First lets add a Resource model:

class Resource(models.Model):
    title = models.CharField(maxlength=50)
    markdown_id = models.CharField(maxlength=50)
    content = models.FileField(upload_to="myapp/resource")

Now we need to make a few modifications to our Entry from earlier:

class Entry(models.Model):
     title = models.CharField(maxlength=200)
     body = models.TextField()
     body_html = models.TextField(blank=True, null=True)
     use_markdown = models.BooleanField(default=True)

    def save(self):
        if self.use_markdown:
            pieces = [self.html,]
            for res in Resource.objects.all():
                 ref = u'\n\n[%s]: %s "%s"\n\n' % (
                    res.markdown_id,
                    res.get_content_url(),
                    res.title,
                    )
                pieces.append(res)
            content = u"\n".join(pieces)
            self.body_html = markdownpp.markdown(content)
        else:
            self.body_html = self.body
        super(Entry,self).save()

And now when you write an article you can use any of the markdown_id's from any Resources you have created.

After looking at the code you'll think to yourself: "Why not have it only import the Resources that the Entry is actually using? Just throw in a quick many to many relationship and...." Infact, that is what I did, but it quickly becomes a very unpleasant solution... let me explain.

If you have a ManyToMany field linking you Entry to Resource instances, then you'll do something like this to get the related resources:

refs = entry.resources.all()

Which is great, really easy and all that jazz. Only it doesn't work. The problem is that when you save your Entry you are also saving your new relationships between Resources and the Entry. This means at the point in time where you save the Entry, the fully updated list of Resources related to that Entry is not yet available. So you'd think you could do something like this:

def save:
    super(Entry,self).save()
    res = self.resources.all()
    # etc etc
    super(Entry,self).save()

But unfortunately you can't. For whatever reason the change doesn't propegate to the database quickly enough for it to be updated at that point (disclaimer: I do my development mostly using SQLite3, which has abysmal database locking, perhaps this approach would work better on PostgreSQL, but I doubt it).

Alright, now you're thinking "lets just use the dispatcher to listen for a post save hook, and then save the Entry a second time." And you're right, that works, sort of, but not as cleanly as you might think. The crux of the problem is that if you call resave again immediately with the post_save hook then things still won't be updated yet, you have to actually wait for 2-3 seconds for the change to be available.
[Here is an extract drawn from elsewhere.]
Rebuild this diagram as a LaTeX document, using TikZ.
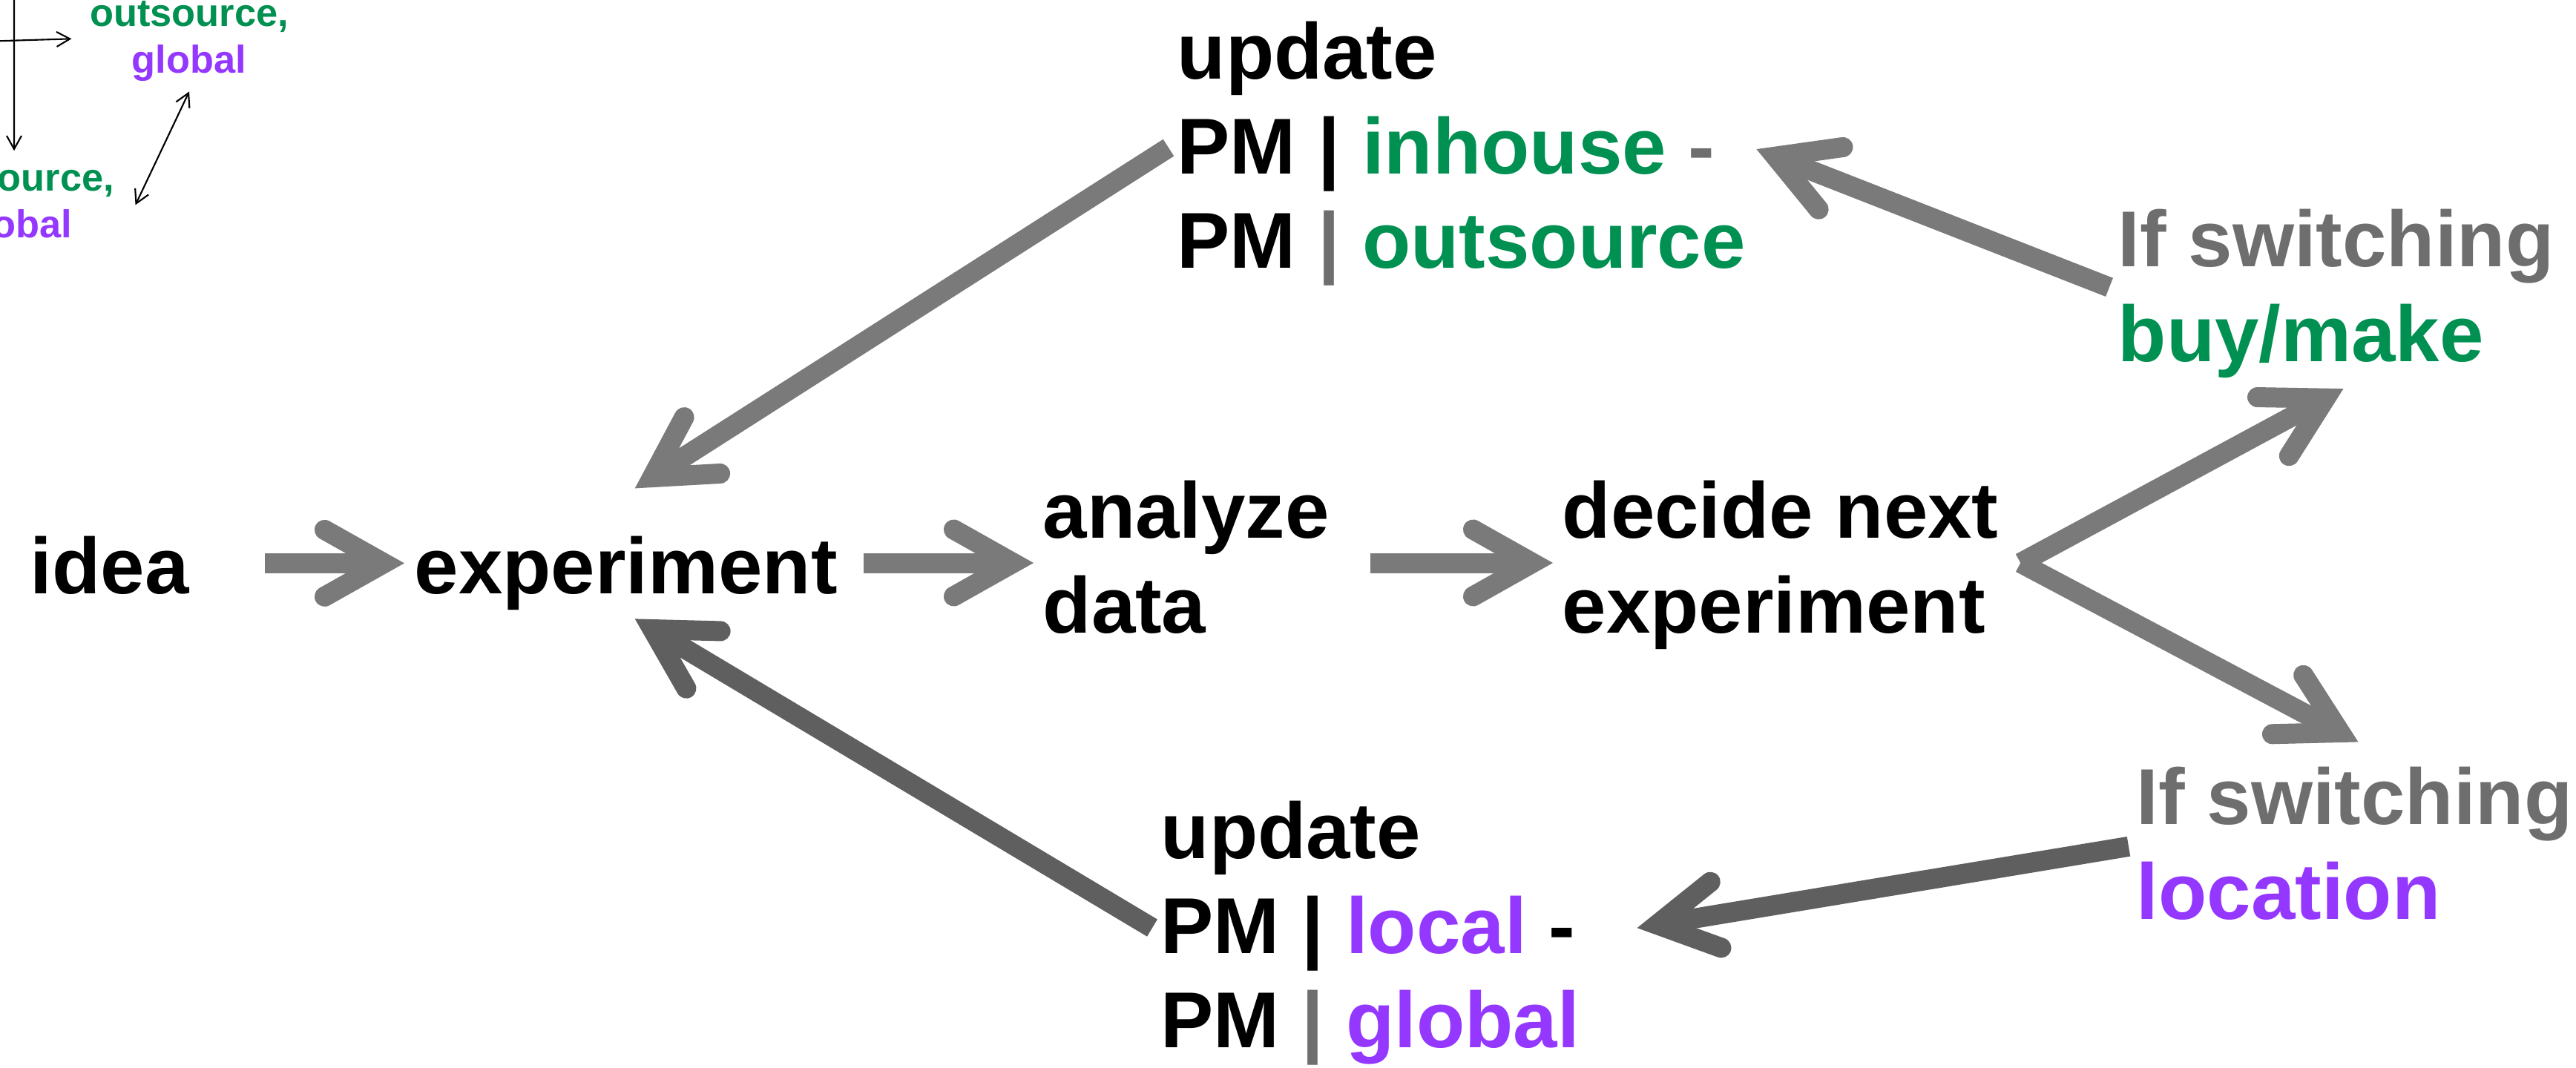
\documentclass[tikz,border=0pt]{standalone}
\usepackage{fontspec}
\setmainfont{Liberation Sans}
\usetikzlibrary{arrows.meta}
\definecolor{buygreen}{RGB}{0,144,81}
\definecolor{locpurple}{RGB}{148,55,255}
\definecolor{txtgray}{RGB}{110,110,110}
\definecolor{arrgray}{RGB}{122,122,122}
\definecolor{arrdark}{RGB}{95,95,95}
\newcommand{\bigfont}{\fontsize{30.4pt}{36.3pt}\selectfont\bfseries}
\newcommand{\smallfont}{\fontsize{14.9pt}{18.1pt}\selectfont\bfseries}

\begin{document}
\begin{tikzpicture}[
        lbl/.style={inner sep=0pt, anchor=north west, align=left, font=\bigfont,
            execute at begin node=\strut, execute at end node=\strut},
        note/.style={inner sep=0pt, anchor=north, align=center, font=\smallfont,
            execute at begin node=\strut, execute at end node=\strut},
        flow/.style={line width=0.27cm,
            -{Straight Barb[length=0.8cm, width=0.9cm, line cap=round, line join=miter]}},
        pointer/.style={line width=0.6pt}
    ]
    \useasboundingbox (0,0) rectangle (34.72,14.39);
    \clip (0,0) rectangle (34.72,14.39);

    \node[lbl] (idea) at (0.40,7.286) {idea};
    \node[lbl] (experiment) at (5.58,7.286) {experiment};
    \node[lbl] (analyze) at (14.05,7.916) {analyze\\data};
    \node[lbl] (decide) at (21.05,7.916) {decide next\\experiment};
    \node[lbl] (inhouse) at (15.86,14.106) {update\\PM | \textcolor{buygreen}{inhouse} \textcolor{txtgray}{-}\\PM \textcolor{txtgray}{|} \textcolor{buygreen}{outsource}};
    \node[lbl] (local) at (15.64,3.596) {update\\PM | \textcolor{locpurple}{local} -\\PM \textcolor{txtgray}{|} \textcolor{locpurple}{global}};
    \node[lbl] (buymake) at (28.54,11.576) {\textcolor{txtgray}{If switching}\\\textcolor{buygreen}{buy/make}};
    \node[lbl] (location) at (28.79,4.056) {\textcolor{txtgray}{If switching}\\\textcolor{locpurple}{location}};

    \node[note] (ogright) at (2.55,14.388) {\textcolor{buygreen}{outsource,}\\\textcolor{locpurple}{global}};
    \node[note] (ogdown) at (0.20,12.168) {\textcolor{buygreen}{outsource,}\\\textcolor{locpurple}{global}};
    \coordinate (srcdown) at (0.19,15.0);
    \coordinate (srcright) at (-0.6,13.82);

    \draw[pointer, -{Straight Barb[length=0.18cm, width=0.2cm]}] (srcdown) -- ([shift={(-0.01,0.19)}]ogdown.north);
    \draw[pointer, -{Straight Barb[length=0.18cm, width=0.2cm]}] (srcright) -- ([shift={(-0.24,0.07)}]ogright.west);
    \draw[pointer, {Straight Barb[length=0.18cm, width=0.2cm]}-{Straight Barb[length=0.18cm, width=0.2cm]}]
        ([yshift=-0.05cm]ogright.south) -- ([shift={(0.28,0.05)}]ogdown.east);

    \foreach \a/\ax/\ay/\b/\bx/\by/\c in {
        idea.east/1.02/0.155/experiment.west/-0.13/0.155/arrgray,
        experiment.north east/0.35/-0.486/analyze.north west/-0.12/-1.116/arrgray,
        analyze.north east/0.55/-1.116/decide.north west/-0.12/-1.116/arrgray,
        decide.north east/0.29/-1.116/buymake.south/0.10/0.02/arrgray,
        decide.north east/0.29/-1.116/location.north/0.05/0.33/arrgray,
        buymake.west/-0.11/0.164/inhouse.east/0.14/0.134/arrgray,
        inhouse.west/-0.11/0.154/experiment.north/0.12/0.52/arrgray,
        local.west/-0.11/0.144/experiment.south/0.12/0.05/arrdark,
        location.west/-0.10/0.144/local.east/0.77/0.144/arrdark} {
        \draw[flow, draw=\c] ([xshift=\ax cm, yshift=\ay cm]\a) -- ([xshift=\bx cm, yshift=\by cm]\b);
    }
\end{tikzpicture}
\end{document}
I don't particularly recommend using it, but for the sake of completeness here is my current solution to this updating problem:

import time, thread
from django.db import models
from django.dispatch import dispatcher
from django.db.models import signals
#######################
### your models go here ###
#######################

def resave_object(sender, instance, signal, *args, **kwargs):
    def do_save():
        time.sleep(3)
        try:
            instance.save()
        except:
            pass
    id = unicode(instance) + unicode(instance.id)
    try:
        should_resave = resave_hist[id]
    except KeyError:
        resave_hist[id] = True
        should_resave = True
    if should_resave is True:
        resave_hist[id] = False
        thread.start_new_thread(do_save, ())
    else:
        resave_hist[id] = True

resave_hist = {}
dispatcher.connect(resave_object, signal=signals.post_save, sender=Entry)

This is very hacky, but it is the only solution I have come up with that works (other than simply adding all resources to every entry). The crux of it is that it uses a seperate thread to wait for three seconds and then resaves it. There is some additional code to prevent infinite save loops.

Onward and Upward

Precreating reference links so you don't have to is an idea that has legs: you can create automatic links to previous and next articles, to blogs on your blog roll, whatever you use. Give it a quick thought, maybe you can transfer some of your writing workflow onto the software instead.

I'd be interested to see if anyone has any better solutions for only loading relevant reference. Let me know if there are any questions.